> **Aim of the task**:
Data follows below. Repeat exactly the lines between the line holding "Emit a Python" and the line holding "fig = go.Figure()", inclusive, and nothing more; drop pictures.

> **Task material**:
● ● ● ●

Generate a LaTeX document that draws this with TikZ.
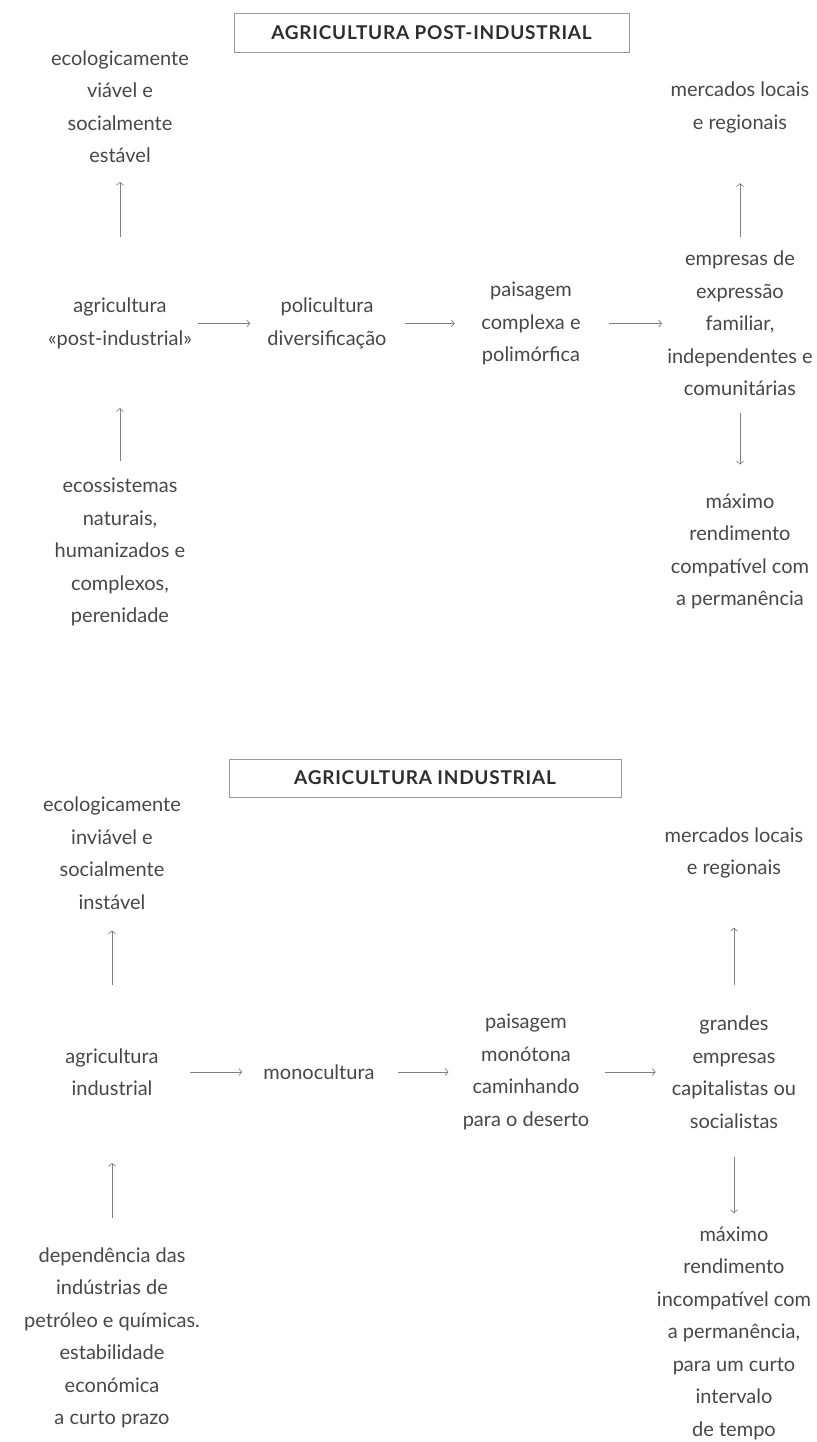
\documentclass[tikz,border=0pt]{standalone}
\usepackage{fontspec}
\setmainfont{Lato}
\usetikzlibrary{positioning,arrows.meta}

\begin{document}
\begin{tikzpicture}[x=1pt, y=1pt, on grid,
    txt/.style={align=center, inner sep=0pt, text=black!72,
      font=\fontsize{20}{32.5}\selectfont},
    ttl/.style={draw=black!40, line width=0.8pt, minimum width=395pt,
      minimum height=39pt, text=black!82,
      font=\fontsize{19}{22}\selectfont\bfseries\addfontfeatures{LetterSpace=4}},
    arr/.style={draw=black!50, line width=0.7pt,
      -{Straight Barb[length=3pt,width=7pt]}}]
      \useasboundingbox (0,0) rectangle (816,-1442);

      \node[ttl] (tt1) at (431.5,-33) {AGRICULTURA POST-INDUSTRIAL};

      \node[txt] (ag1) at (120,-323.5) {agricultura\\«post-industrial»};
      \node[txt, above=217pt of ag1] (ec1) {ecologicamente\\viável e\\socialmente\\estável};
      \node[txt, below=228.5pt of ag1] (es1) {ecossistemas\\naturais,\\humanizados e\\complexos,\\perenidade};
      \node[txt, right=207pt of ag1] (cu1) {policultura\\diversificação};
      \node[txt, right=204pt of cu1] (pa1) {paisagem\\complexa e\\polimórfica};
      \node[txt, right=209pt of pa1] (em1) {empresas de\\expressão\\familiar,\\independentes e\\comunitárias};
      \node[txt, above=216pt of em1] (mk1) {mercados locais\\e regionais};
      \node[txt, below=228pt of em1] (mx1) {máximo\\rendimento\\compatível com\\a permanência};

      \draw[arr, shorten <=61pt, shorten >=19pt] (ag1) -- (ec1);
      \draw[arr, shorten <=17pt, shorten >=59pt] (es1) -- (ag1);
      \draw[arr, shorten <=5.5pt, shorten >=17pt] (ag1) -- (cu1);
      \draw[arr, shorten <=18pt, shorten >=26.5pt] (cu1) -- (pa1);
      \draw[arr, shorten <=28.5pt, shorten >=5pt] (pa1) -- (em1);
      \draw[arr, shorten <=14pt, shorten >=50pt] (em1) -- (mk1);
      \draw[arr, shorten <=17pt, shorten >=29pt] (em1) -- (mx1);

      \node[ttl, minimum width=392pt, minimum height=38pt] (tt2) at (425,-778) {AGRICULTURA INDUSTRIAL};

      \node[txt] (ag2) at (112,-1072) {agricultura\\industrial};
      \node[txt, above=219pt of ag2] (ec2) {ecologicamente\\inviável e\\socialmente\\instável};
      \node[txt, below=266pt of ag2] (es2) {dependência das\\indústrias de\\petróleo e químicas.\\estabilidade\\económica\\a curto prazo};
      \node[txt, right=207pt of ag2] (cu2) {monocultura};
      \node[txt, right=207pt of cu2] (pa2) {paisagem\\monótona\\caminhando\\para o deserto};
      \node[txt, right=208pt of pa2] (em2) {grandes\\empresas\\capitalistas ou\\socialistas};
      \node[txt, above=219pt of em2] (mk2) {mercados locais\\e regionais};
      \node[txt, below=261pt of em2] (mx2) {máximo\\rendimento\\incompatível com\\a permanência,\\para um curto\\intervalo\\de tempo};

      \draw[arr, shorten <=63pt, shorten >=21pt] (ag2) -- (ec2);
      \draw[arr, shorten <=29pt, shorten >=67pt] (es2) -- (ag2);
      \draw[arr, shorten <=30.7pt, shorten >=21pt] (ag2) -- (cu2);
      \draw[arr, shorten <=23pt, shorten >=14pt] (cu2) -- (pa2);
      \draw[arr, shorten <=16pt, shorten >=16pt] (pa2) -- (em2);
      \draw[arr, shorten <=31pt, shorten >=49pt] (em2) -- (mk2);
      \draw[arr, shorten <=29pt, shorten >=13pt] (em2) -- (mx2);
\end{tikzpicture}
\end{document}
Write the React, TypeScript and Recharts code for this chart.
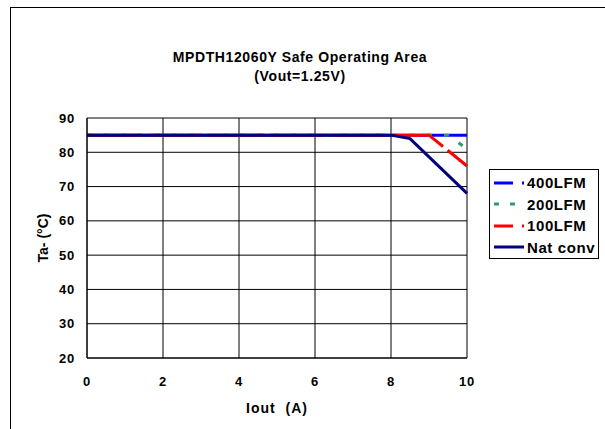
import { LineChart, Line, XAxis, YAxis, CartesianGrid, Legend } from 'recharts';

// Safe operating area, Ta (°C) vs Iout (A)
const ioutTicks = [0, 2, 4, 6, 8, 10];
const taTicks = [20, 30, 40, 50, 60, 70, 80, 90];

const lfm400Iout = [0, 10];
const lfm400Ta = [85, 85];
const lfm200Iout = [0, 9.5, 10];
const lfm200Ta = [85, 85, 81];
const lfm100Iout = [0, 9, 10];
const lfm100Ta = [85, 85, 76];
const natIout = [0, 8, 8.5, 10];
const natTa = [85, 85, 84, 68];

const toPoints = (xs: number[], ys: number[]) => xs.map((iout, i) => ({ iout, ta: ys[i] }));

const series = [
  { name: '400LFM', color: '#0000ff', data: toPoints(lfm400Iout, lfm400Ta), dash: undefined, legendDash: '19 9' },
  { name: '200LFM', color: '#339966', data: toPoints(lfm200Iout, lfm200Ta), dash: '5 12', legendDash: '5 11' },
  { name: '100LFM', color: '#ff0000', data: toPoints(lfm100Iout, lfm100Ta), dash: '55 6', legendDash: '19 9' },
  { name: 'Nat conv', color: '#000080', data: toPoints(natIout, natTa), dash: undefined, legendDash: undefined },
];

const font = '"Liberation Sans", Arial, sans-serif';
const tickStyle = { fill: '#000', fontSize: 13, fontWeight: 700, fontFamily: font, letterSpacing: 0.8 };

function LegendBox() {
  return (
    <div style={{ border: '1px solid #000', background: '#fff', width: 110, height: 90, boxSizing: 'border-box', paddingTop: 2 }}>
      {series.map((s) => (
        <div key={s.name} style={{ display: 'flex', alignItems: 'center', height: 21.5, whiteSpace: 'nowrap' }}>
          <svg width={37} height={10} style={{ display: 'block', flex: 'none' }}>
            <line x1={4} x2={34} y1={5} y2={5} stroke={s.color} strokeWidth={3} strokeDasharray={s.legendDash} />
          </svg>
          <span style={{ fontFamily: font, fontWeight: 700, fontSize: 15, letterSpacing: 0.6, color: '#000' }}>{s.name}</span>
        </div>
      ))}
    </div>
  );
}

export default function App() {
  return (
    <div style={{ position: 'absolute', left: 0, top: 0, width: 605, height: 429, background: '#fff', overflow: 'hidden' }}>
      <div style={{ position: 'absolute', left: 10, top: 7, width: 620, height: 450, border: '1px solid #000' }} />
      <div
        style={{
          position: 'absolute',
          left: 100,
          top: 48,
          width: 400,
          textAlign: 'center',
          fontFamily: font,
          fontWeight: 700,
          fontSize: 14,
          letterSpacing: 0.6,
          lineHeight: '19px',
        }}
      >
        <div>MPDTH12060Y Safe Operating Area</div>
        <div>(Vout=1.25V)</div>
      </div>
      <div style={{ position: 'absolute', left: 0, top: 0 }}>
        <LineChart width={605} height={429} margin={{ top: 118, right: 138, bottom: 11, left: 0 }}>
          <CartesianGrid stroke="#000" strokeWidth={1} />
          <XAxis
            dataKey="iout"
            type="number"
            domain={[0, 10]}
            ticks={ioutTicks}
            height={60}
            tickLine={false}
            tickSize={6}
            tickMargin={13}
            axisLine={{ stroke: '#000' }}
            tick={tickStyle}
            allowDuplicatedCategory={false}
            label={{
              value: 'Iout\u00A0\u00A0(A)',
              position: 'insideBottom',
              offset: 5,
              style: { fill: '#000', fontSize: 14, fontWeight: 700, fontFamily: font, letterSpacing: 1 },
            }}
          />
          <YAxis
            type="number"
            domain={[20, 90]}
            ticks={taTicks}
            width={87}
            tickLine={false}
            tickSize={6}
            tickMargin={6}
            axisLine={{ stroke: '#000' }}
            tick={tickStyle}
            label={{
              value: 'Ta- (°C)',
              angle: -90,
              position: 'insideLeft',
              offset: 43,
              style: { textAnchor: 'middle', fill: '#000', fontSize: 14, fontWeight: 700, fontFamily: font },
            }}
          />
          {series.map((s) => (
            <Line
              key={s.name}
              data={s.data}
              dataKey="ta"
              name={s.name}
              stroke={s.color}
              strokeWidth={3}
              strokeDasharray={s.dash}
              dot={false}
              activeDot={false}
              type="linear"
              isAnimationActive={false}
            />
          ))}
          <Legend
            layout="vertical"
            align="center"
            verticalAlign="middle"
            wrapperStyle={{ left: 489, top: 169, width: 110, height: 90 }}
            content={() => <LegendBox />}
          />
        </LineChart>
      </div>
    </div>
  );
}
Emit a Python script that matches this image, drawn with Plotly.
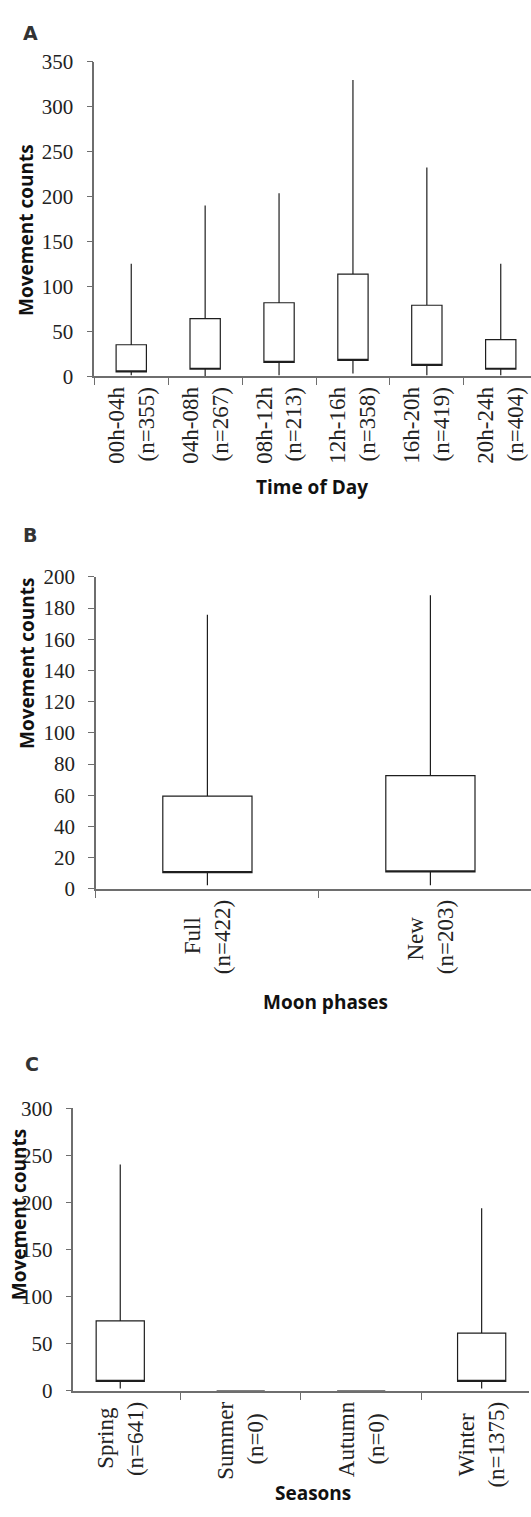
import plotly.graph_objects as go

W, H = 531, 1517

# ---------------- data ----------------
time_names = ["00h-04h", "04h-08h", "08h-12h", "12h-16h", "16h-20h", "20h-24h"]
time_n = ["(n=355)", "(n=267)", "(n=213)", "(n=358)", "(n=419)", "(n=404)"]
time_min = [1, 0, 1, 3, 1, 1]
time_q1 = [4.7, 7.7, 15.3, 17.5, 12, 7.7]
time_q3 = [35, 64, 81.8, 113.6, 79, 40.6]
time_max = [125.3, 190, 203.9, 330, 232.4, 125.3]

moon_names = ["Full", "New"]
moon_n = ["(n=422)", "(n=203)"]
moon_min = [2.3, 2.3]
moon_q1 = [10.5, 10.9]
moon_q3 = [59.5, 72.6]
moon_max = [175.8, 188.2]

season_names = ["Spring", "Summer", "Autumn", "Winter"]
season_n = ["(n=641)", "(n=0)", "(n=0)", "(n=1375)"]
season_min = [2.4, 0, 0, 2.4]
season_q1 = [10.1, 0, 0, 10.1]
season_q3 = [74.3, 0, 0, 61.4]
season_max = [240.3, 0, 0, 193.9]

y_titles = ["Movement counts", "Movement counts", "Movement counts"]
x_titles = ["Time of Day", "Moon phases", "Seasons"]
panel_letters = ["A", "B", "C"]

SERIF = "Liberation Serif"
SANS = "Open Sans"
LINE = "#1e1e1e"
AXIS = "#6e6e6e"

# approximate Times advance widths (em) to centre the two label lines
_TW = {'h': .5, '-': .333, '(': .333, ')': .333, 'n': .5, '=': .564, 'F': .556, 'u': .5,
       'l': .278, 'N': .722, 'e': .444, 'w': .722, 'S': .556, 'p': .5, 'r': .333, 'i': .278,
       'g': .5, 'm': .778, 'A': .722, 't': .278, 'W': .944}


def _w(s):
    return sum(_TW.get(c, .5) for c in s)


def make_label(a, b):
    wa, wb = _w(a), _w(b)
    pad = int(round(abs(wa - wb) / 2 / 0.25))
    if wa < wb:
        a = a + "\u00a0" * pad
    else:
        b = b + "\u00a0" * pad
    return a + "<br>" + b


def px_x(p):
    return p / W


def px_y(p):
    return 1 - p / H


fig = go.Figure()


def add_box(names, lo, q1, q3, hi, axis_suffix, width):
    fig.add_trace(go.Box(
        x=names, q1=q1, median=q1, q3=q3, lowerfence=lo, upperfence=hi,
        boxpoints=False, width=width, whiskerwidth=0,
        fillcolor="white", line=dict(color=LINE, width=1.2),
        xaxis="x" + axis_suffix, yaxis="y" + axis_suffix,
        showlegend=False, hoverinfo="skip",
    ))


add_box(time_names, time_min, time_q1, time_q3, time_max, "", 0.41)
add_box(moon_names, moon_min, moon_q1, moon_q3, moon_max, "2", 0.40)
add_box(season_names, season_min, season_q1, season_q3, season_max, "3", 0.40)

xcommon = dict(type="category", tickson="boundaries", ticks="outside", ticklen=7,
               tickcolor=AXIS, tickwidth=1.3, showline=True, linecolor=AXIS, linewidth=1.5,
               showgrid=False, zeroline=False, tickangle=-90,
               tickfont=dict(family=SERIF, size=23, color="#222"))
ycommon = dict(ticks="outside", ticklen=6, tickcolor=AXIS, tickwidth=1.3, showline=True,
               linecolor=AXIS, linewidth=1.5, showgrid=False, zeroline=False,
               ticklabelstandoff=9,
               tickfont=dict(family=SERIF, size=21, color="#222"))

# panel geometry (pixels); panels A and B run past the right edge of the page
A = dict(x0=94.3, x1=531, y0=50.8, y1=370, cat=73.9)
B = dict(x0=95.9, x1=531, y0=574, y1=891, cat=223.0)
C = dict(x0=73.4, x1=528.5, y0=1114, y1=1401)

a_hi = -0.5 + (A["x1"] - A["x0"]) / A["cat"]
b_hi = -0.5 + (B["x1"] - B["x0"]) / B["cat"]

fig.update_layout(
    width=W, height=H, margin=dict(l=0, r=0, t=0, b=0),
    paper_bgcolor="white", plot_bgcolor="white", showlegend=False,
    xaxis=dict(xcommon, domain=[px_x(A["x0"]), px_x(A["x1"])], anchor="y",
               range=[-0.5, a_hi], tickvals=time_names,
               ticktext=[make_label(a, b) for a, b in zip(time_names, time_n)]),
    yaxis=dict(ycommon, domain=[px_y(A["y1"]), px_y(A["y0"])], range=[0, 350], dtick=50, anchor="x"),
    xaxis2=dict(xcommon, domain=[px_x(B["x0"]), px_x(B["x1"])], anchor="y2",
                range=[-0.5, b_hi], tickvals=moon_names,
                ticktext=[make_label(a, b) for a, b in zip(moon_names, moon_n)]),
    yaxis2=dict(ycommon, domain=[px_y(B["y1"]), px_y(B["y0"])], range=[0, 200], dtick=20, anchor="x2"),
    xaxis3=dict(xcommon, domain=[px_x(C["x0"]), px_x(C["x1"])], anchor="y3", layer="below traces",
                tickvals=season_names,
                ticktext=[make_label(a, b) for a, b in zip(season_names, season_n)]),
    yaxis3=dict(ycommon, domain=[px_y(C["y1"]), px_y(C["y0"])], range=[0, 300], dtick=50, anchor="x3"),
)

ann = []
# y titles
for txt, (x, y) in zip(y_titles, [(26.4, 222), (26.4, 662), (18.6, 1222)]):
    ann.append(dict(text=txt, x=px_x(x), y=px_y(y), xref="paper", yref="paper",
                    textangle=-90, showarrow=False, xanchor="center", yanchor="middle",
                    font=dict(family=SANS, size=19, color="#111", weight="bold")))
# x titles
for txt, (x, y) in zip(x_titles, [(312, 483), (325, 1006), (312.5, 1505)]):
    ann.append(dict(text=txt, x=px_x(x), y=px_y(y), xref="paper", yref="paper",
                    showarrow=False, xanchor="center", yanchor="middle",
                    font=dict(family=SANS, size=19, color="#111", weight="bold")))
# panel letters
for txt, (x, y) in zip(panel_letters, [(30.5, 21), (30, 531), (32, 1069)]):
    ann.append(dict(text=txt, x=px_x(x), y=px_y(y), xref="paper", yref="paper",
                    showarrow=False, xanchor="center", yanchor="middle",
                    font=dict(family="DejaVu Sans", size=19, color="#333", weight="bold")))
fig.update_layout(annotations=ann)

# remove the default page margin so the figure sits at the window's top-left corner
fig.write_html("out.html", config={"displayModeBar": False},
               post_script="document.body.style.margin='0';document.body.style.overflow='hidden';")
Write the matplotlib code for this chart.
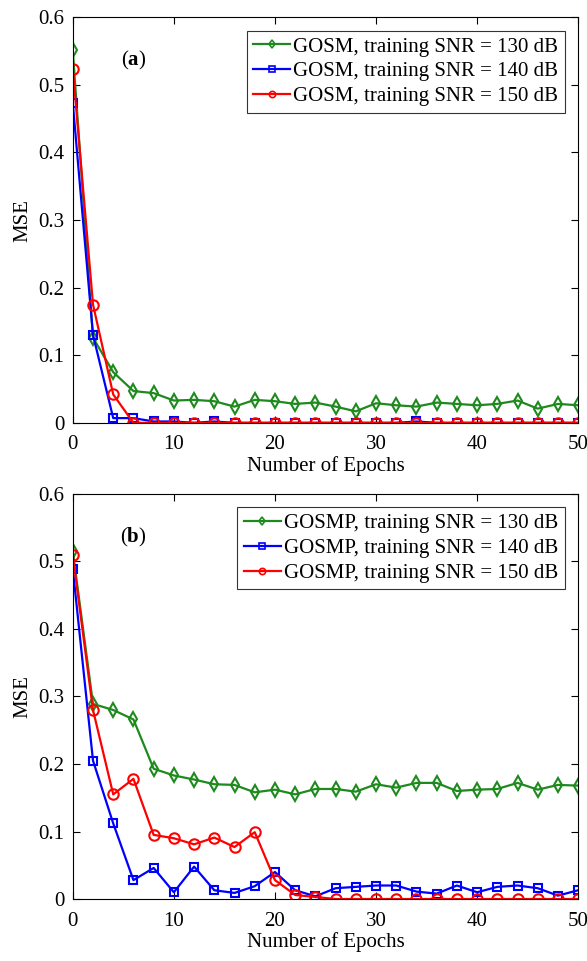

● ● ● ●

> **Response to the task**:
Emit a Python script that matches this image, drawn with Plotly.
import plotly.graph_objects as go

W, H = 531, 1517

# ---------------- data ----------------
time_names = ["00h-04h", "04h-08h", "08h-12h", "12h-16h", "16h-20h", "20h-24h"]
time_n = ["(n=355)", "(n=267)", "(n=213)", "(n=358)", "(n=419)", "(n=404)"]
time_min = [1, 0, 1, 3, 1, 1]
time_q1 = [4.7, 7.7, 15.3, 17.5, 12, 7.7]
time_q3 = [35, 64, 81.8, 113.6, 79, 40.6]
time_max = [125.3, 190, 203.9, 330, 232.4, 125.3]

moon_names = ["Full", "New"]
moon_n = ["(n=422)", "(n=203)"]
moon_min = [2.3, 2.3]
moon_q1 = [10.5, 10.9]
moon_q3 = [59.5, 72.6]
moon_max = [175.8, 188.2]

season_names = ["Spring", "Summer", "Autumn", "Winter"]
season_n = ["(n=641)", "(n=0)", "(n=0)", "(n=1375)"]
season_min = [2.4, 0, 0, 2.4]
season_q1 = [10.1, 0, 0, 10.1]
season_q3 = [74.3, 0, 0, 61.4]
season_max = [240.3, 0, 0, 193.9]

y_titles = ["Movement counts", "Movement counts", "Movement counts"]
x_titles = ["Time of Day", "Moon phases", "Seasons"]
panel_letters = ["A", "B", "C"]

SERIF = "Liberation Serif"
SANS = "Open Sans"
LINE = "#1e1e1e"
AXIS = "#6e6e6e"

# approximate Times advance widths (em) to centre the two label lines
_TW = {'h': .5, '-': .333, '(': .333, ')': .333, 'n': .5, '=': .564, 'F': .556, 'u': .5,
       'l': .278, 'N': .722, 'e': .444, 'w': .722, 'S': .556, 'p': .5, 'r': .333, 'i': .278,
       'g': .5, 'm': .778, 'A': .722, 't': .278, 'W': .944}


def _w(s):
    return sum(_TW.get(c, .5) for c in s)


def make_label(a, b):
    wa, wb = _w(a), _w(b)
    pad = int(round(abs(wa - wb) / 2 / 0.25))
    if wa < wb:
        a = a + "\u00a0" * pad
    else:
        b = b + "\u00a0" * pad
    return a + "<br>" + b


def px_x(p):
    return p / W


def px_y(p):
    return 1 - p / H


fig = go.Figure()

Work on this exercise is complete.